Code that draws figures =
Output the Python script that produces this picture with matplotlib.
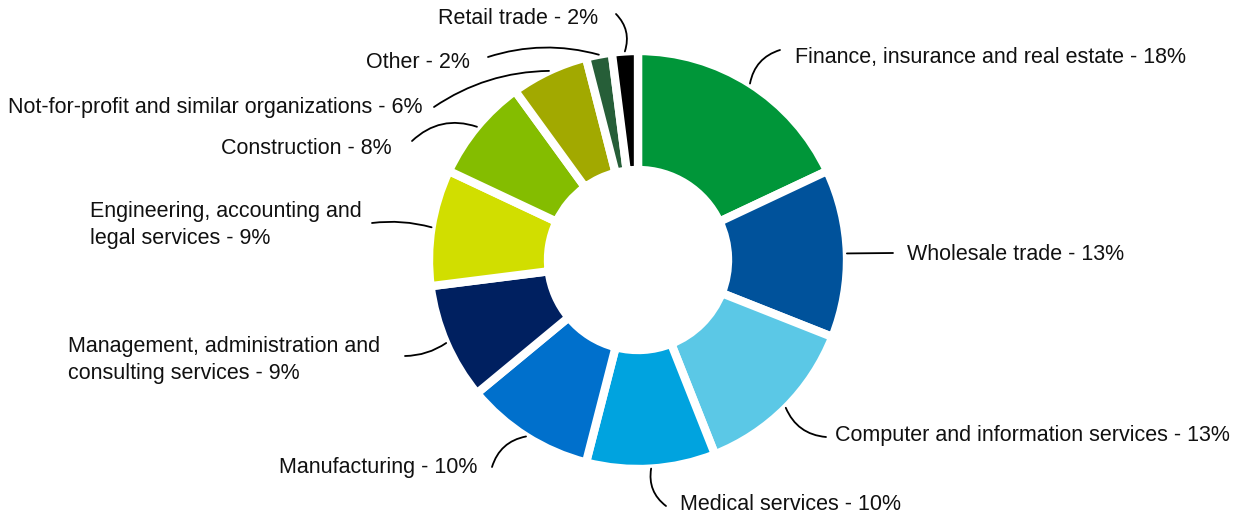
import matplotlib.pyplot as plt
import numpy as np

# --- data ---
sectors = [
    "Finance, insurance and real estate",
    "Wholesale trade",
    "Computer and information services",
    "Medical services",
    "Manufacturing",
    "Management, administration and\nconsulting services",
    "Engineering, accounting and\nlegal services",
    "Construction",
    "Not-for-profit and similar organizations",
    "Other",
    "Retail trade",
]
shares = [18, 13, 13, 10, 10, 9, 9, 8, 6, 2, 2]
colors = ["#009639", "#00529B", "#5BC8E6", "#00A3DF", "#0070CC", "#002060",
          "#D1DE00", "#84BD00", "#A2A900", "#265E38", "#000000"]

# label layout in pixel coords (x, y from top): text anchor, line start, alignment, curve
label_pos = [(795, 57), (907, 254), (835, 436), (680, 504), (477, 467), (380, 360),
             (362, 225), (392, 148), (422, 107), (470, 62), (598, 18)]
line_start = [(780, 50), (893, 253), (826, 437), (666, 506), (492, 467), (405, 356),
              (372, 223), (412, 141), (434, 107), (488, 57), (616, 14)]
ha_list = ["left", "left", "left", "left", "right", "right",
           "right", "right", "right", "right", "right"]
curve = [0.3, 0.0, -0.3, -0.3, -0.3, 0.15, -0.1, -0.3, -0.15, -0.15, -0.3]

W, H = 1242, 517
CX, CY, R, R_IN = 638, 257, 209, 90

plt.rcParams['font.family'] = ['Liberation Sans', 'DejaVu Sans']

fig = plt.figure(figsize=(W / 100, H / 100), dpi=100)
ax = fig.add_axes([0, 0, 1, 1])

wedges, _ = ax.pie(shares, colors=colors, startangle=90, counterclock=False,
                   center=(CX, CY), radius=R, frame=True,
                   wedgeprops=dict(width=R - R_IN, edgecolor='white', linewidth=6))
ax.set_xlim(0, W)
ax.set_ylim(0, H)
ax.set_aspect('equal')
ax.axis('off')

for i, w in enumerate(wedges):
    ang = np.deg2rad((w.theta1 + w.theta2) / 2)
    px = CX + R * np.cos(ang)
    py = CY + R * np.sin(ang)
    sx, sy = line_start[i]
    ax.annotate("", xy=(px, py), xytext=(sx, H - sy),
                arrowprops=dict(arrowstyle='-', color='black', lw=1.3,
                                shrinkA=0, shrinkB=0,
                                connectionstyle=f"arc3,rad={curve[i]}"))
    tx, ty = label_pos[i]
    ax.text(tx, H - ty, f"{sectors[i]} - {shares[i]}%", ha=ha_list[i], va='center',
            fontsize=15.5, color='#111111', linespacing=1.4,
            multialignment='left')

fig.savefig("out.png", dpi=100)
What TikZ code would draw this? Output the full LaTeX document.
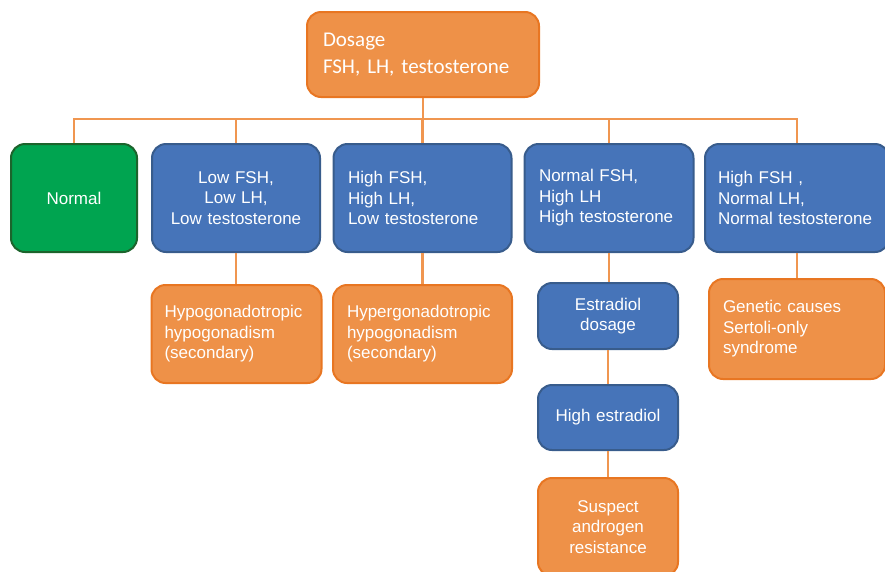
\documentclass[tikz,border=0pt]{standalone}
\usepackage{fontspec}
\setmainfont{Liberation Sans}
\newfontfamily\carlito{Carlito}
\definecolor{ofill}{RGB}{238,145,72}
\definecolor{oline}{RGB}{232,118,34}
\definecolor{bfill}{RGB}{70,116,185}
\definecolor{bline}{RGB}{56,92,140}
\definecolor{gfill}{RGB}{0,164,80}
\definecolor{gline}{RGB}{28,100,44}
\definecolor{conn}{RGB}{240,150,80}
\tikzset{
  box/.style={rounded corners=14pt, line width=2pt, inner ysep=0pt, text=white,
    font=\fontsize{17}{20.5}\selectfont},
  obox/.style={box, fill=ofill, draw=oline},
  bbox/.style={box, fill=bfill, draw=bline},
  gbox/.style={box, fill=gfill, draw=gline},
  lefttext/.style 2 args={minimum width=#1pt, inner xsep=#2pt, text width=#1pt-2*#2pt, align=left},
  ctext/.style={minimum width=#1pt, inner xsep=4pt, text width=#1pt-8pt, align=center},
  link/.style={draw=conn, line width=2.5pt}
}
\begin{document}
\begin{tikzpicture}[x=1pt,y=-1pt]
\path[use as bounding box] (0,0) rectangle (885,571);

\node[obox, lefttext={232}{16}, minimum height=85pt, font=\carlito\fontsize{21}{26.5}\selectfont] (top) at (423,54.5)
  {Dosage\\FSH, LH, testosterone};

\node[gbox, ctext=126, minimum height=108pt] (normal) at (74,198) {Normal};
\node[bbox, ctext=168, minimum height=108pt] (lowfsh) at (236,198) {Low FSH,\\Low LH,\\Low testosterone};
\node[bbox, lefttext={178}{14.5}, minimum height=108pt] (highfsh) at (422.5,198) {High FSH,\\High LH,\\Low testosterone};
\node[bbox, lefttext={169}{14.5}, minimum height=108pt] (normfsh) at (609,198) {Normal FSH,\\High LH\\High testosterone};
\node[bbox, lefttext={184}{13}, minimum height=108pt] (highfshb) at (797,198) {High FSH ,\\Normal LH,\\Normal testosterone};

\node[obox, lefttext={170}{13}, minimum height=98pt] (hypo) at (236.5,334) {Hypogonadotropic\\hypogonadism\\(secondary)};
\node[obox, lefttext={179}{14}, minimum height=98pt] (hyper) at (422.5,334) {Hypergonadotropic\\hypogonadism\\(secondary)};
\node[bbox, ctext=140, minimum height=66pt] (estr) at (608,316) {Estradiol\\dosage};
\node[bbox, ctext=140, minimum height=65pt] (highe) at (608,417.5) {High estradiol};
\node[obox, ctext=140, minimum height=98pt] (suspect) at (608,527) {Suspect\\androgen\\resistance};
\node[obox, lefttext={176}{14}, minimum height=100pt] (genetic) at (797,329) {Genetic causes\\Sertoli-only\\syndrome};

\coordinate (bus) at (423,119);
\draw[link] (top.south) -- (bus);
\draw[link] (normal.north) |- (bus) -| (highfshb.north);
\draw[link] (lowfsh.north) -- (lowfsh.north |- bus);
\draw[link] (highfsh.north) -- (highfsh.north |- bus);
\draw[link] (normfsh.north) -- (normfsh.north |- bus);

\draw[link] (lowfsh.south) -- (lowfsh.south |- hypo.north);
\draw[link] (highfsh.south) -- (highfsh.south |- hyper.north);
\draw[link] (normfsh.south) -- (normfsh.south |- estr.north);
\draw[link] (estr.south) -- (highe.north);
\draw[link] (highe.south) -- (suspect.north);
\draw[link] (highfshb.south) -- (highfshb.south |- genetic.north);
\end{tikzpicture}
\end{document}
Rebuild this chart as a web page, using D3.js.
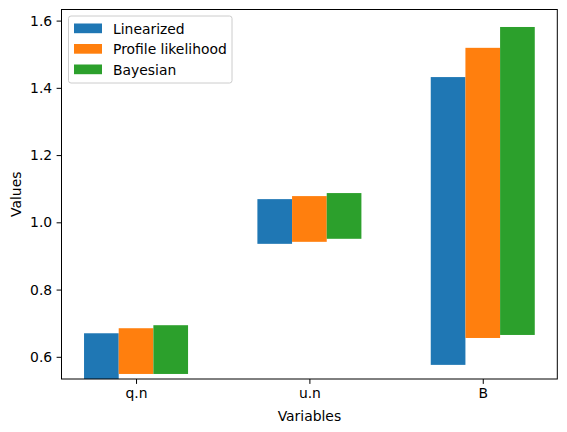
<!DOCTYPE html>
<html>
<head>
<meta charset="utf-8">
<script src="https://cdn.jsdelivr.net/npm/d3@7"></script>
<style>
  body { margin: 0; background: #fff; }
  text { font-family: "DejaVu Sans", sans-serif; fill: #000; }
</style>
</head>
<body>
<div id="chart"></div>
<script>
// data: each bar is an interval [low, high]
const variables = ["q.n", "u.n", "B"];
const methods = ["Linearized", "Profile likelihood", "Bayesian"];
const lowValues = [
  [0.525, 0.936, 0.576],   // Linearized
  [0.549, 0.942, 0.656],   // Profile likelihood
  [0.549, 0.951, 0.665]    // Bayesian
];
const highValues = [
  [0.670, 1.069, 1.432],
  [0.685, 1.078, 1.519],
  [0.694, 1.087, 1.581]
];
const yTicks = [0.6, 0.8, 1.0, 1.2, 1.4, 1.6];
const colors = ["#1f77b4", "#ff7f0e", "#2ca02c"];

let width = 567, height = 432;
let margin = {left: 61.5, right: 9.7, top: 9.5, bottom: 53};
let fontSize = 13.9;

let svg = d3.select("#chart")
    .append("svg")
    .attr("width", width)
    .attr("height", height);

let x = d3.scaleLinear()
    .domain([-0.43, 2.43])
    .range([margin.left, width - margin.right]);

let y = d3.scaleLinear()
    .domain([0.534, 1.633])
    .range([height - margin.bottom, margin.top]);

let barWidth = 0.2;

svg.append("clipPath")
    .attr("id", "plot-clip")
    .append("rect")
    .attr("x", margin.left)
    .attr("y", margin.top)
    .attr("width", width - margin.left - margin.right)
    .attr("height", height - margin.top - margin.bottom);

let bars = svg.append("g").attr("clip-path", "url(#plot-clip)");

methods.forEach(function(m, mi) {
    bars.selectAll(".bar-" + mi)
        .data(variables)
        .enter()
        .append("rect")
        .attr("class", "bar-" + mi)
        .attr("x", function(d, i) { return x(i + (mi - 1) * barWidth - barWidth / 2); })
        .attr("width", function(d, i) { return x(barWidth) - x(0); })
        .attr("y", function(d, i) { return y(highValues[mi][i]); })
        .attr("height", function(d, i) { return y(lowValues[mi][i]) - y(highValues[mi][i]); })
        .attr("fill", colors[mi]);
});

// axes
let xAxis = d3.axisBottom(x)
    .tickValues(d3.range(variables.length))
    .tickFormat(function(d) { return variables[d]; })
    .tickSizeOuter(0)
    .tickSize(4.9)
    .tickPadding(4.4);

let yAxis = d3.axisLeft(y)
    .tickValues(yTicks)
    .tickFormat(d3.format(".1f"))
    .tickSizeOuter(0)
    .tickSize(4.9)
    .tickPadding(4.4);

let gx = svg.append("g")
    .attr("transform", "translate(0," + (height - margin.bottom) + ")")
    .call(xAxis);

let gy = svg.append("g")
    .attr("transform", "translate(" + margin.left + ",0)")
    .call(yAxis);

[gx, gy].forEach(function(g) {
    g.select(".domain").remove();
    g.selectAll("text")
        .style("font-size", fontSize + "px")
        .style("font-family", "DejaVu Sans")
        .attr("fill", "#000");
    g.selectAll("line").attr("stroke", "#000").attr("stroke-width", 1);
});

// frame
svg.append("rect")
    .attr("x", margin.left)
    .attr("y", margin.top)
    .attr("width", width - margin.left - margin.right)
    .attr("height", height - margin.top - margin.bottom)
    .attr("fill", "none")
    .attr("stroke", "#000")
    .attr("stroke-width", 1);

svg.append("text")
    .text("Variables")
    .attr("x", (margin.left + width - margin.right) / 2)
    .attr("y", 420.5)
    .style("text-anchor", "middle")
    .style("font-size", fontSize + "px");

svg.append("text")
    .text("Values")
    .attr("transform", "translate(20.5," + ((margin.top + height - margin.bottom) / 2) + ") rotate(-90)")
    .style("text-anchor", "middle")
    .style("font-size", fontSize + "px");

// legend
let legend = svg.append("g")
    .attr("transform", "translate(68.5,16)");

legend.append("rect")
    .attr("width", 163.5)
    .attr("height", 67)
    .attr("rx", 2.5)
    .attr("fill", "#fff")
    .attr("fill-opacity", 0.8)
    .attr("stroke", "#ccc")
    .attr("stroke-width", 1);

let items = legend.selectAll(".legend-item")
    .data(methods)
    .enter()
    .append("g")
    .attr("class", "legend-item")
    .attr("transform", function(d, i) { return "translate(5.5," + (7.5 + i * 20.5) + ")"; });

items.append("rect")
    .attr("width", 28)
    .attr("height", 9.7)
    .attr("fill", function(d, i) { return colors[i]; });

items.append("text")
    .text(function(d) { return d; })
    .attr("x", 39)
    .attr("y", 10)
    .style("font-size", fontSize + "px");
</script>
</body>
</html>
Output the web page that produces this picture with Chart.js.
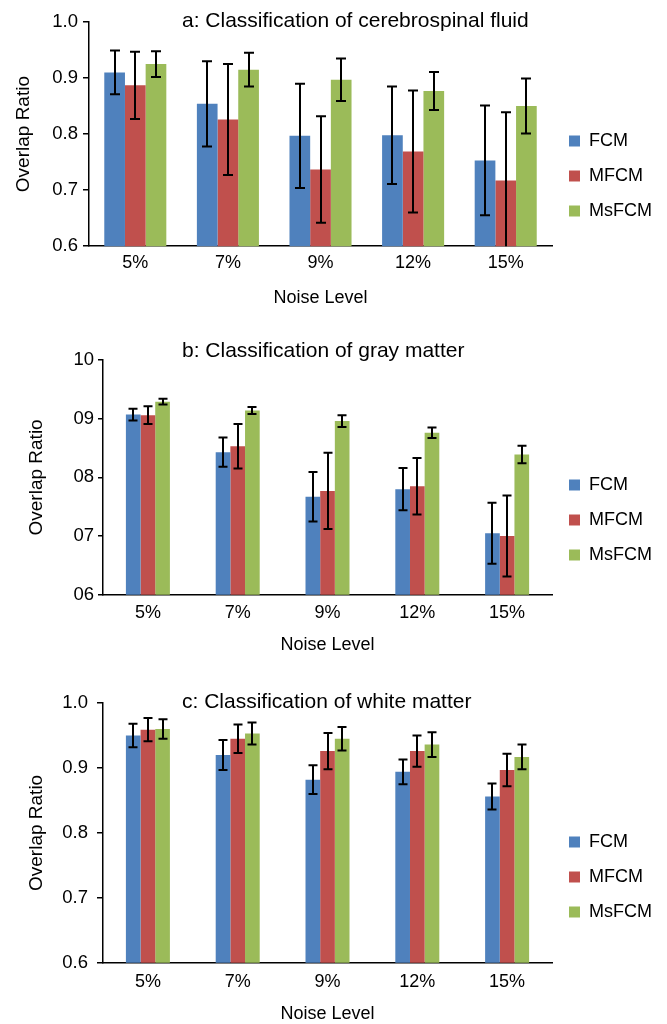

Aim of the task =
Repeat exactly, and only, the lines between the line holding "What TikZ code" and the line holding "minimum height=108pt] (highfshb)", inclusive, leaving pictures out.

Task answer =
What TikZ code would draw this? Output the full LaTeX document.
\documentclass[tikz,border=0pt]{standalone}
\usepackage{fontspec}
\setmainfont{Liberation Sans}
\newfontfamily\carlito{Carlito}
\definecolor{ofill}{RGB}{238,145,72}
\definecolor{oline}{RGB}{232,118,34}
\definecolor{bfill}{RGB}{70,116,185}
\definecolor{bline}{RGB}{56,92,140}
\definecolor{gfill}{RGB}{0,164,80}
\definecolor{gline}{RGB}{28,100,44}
\definecolor{conn}{RGB}{240,150,80}
\tikzset{
  box/.style={rounded corners=14pt, line width=2pt, inner ysep=0pt, text=white,
    font=\fontsize{17}{20.5}\selectfont},
  obox/.style={box, fill=ofill, draw=oline},
  bbox/.style={box, fill=bfill, draw=bline},
  gbox/.style={box, fill=gfill, draw=gline},
  lefttext/.style 2 args={minimum width=#1pt, inner xsep=#2pt, text width=#1pt-2*#2pt, align=left},
  ctext/.style={minimum width=#1pt, inner xsep=4pt, text width=#1pt-8pt, align=center},
  link/.style={draw=conn, line width=2.5pt}
}
\begin{document}
\begin{tikzpicture}[x=1pt,y=-1pt]
\path[use as bounding box] (0,0) rectangle (885,571);

\node[obox, lefttext={232}{16}, minimum height=85pt, font=\carlito\fontsize{21}{26.5}\selectfont] (top) at (423,54.5)
  {Dosage\\FSH, LH, testosterone};

\node[gbox, ctext=126, minimum height=108pt] (normal) at (74,198) {Normal};
\node[bbox, ctext=168, minimum height=108pt] (lowfsh) at (236,198) {Low FSH,\\Low LH,\\Low testosterone};
\node[bbox, lefttext={178}{14.5}, minimum height=108pt] (highfsh) at (422.5,198) {High FSH,\\High LH,\\Low testosterone};
\node[bbox, lefttext={169}{14.5}, minimum height=108pt] (normfsh) at (609,198) {Normal FSH,\\High LH\\High testosterone};
\node[bbox, lefttext={184}{13}, minimum height=108pt] (highfshb) at (797,198) {High FSH ,\\Normal LH,\\Normal testosterone};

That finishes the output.